Member of Parliament
- Incumbent
- Assumed office 2021

Personal details
- Born: 21 June 1961 (age 65) Kayunga District, Uganda
- Party: National Resistance Movement
- Spouse: Evelyne Nakimera
- Education: Eastern and Southern African Management Institute

= Amos Lugoloobi =

Ugandan minister of state for finance

Amos Lugoloobi (born 21 June 1961) is a Ugandan politician. He is currently the state minister for finance and planning and the representative member for Ntenjeru north, Kayunga District in the Ugandan 11th Parliament.

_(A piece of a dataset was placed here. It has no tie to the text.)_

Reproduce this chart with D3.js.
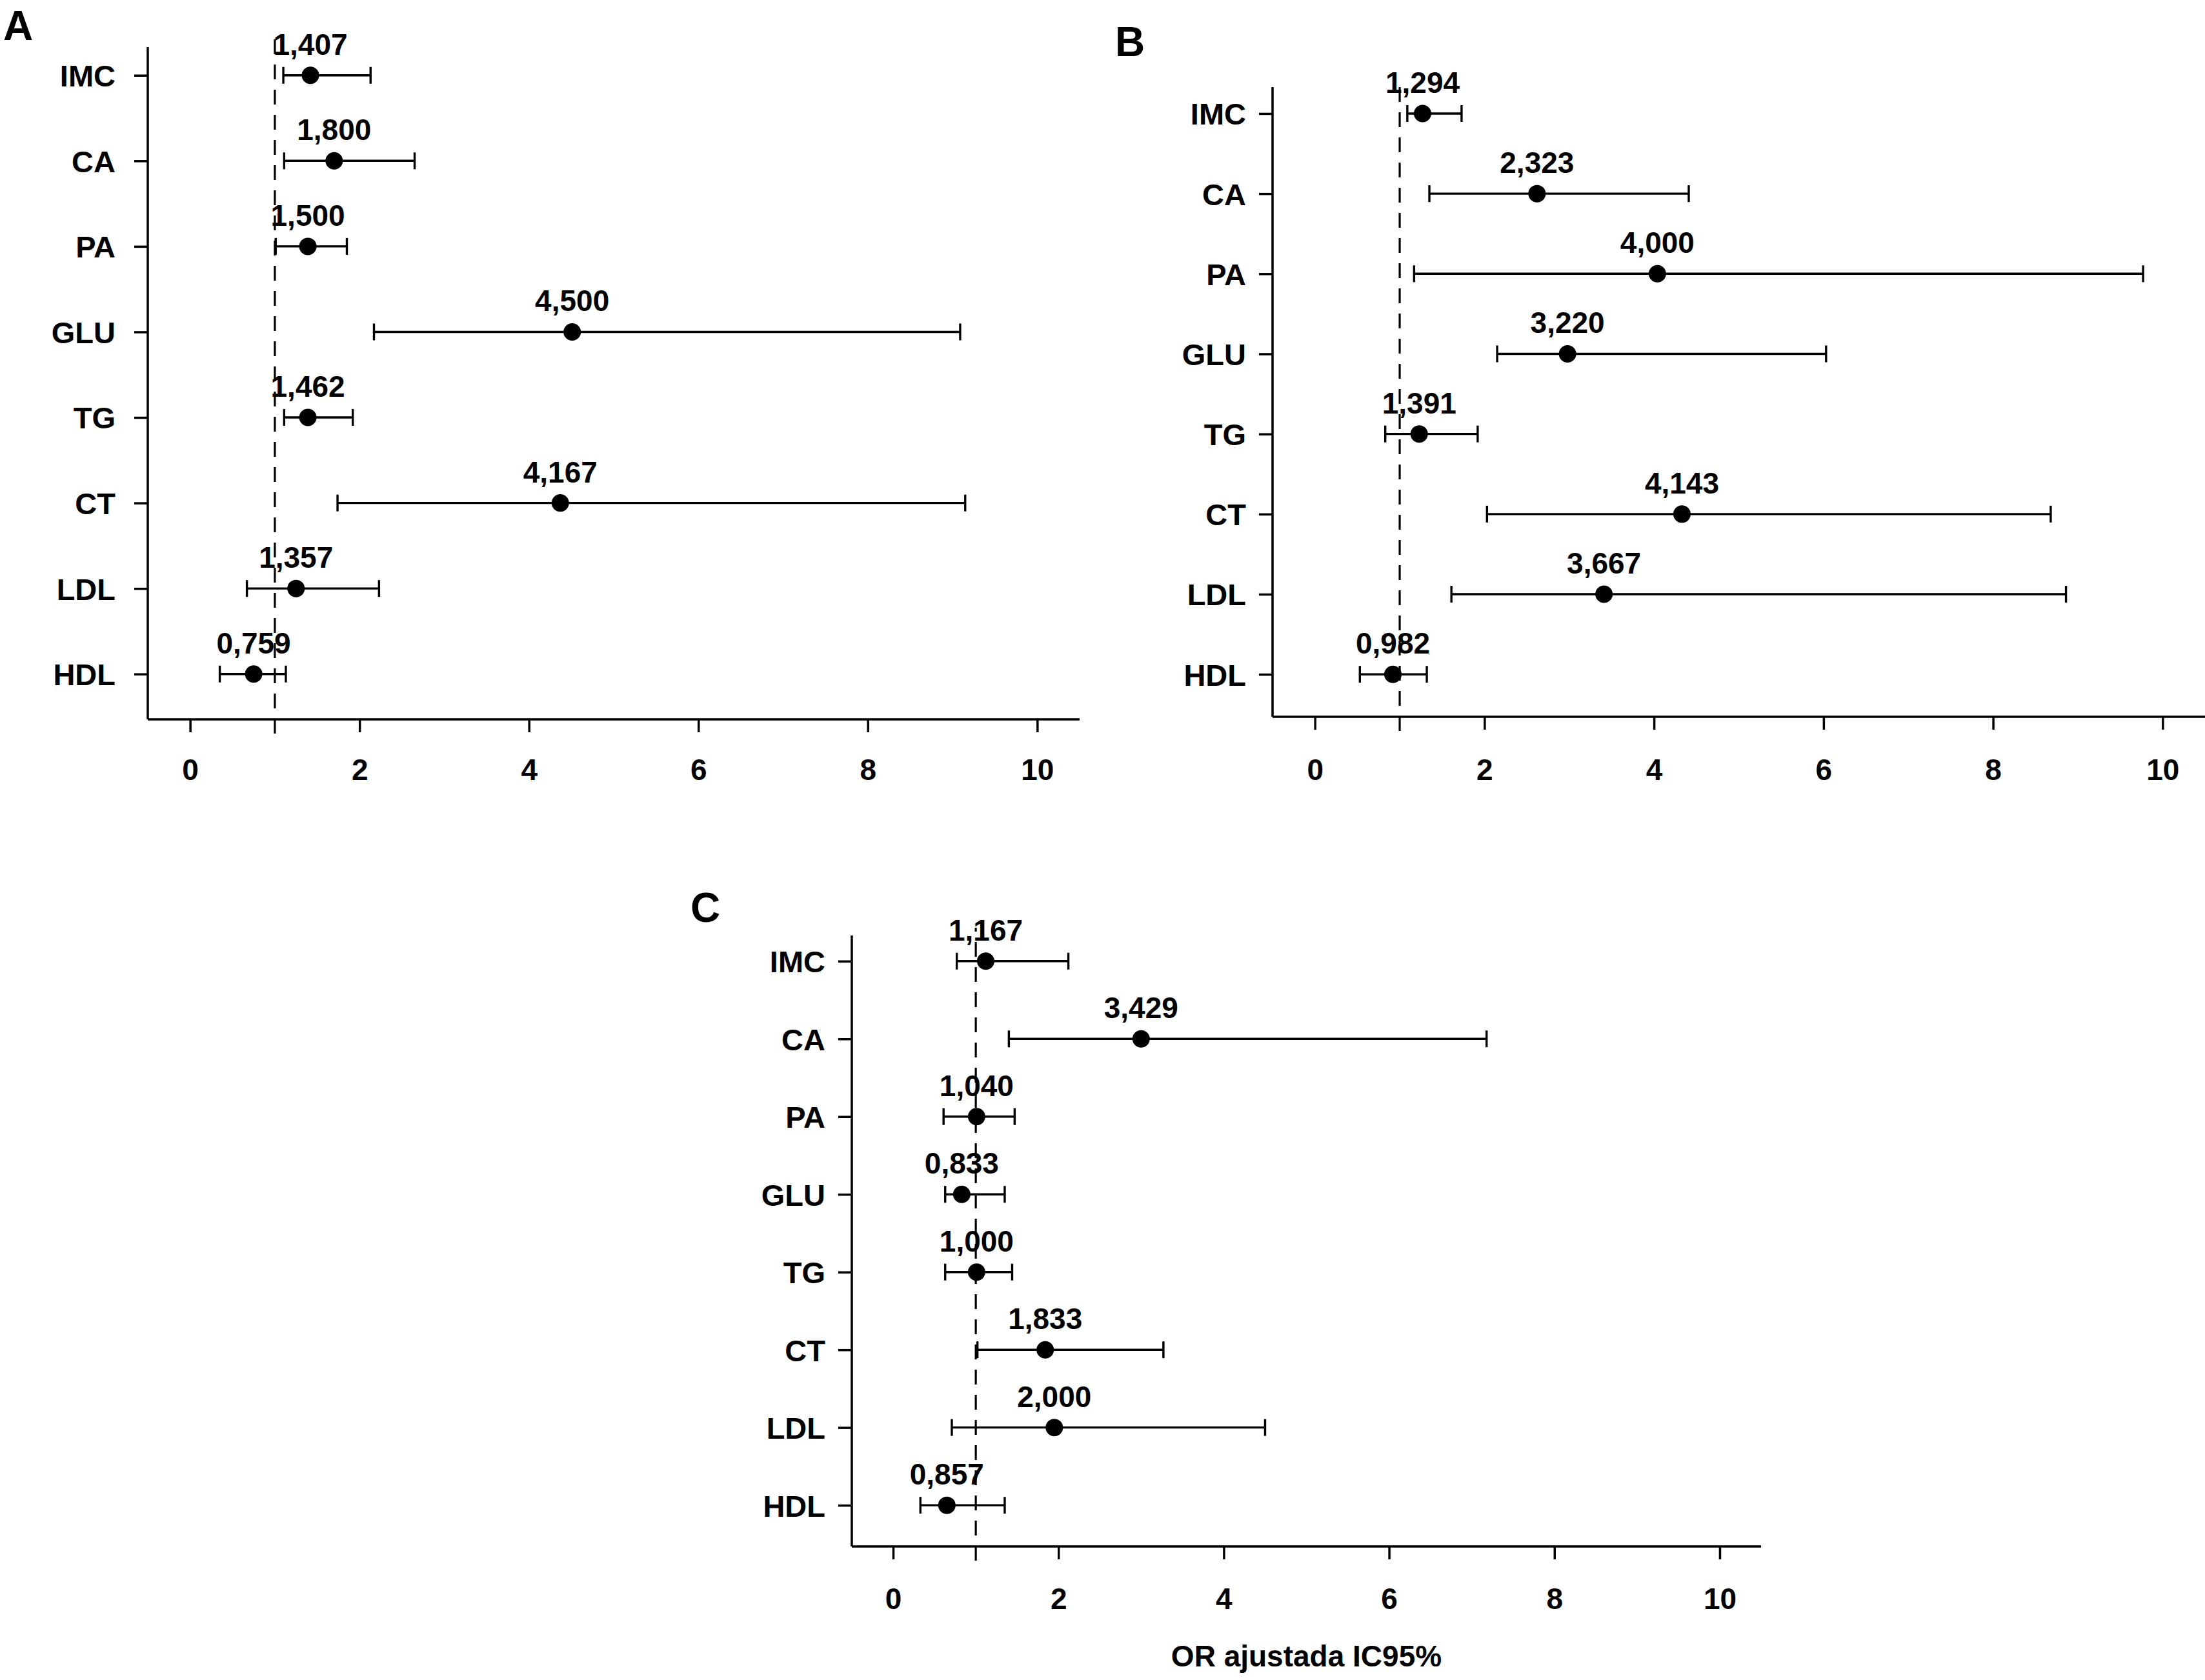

In October 2023, he was charged with corruption-related offense related to stealing iron sheets, something which multiple government officials have been implicated. He continued to maintain his innocence and subsequently the trial was halted after the office of the director of public prosecution (DPP) dropped the charges earlier preferred against him at the Anti-Corruption Court in Kampala.

Lugoloobi remains sanctioned by the United States department of state and the United Kingdom together with his spouse and other high ranking government officials such as speaker of Parliament Anita Annet Among, former deputy CDF Lt. Gen. Peter Elwelu, former state minister for Karamoja affairs Agnes Nandutu, and former minister Mary Gorreti Kitutu

== Early life and education ==
Lugoloobi was born on 21 June 1961 to Bwogi, a former UTV director and Mary Bwogi in Kayunga District. He holds a bachelor's degree in economics from Makerere University and a master's degree in Business Administration from the Eastern and Southern African Management Institute (ESAMI).

== Career ==
He is a politician and he is affiliated to National Resistance Movement and a member of parliament. He runs personal projects relating to clean water, games and sports, health, education, student sponsorship programs and livelihood enhancement initiatives such as bore hall drilling and repair.

== Parliamentary duties ==
He is an active member of the business committee, committee of finance, planning and economic development and the budgets committee. He is currently the state minister for finance.

== Personal details ==
Lugoloobi is married to Evelyne Nakimera.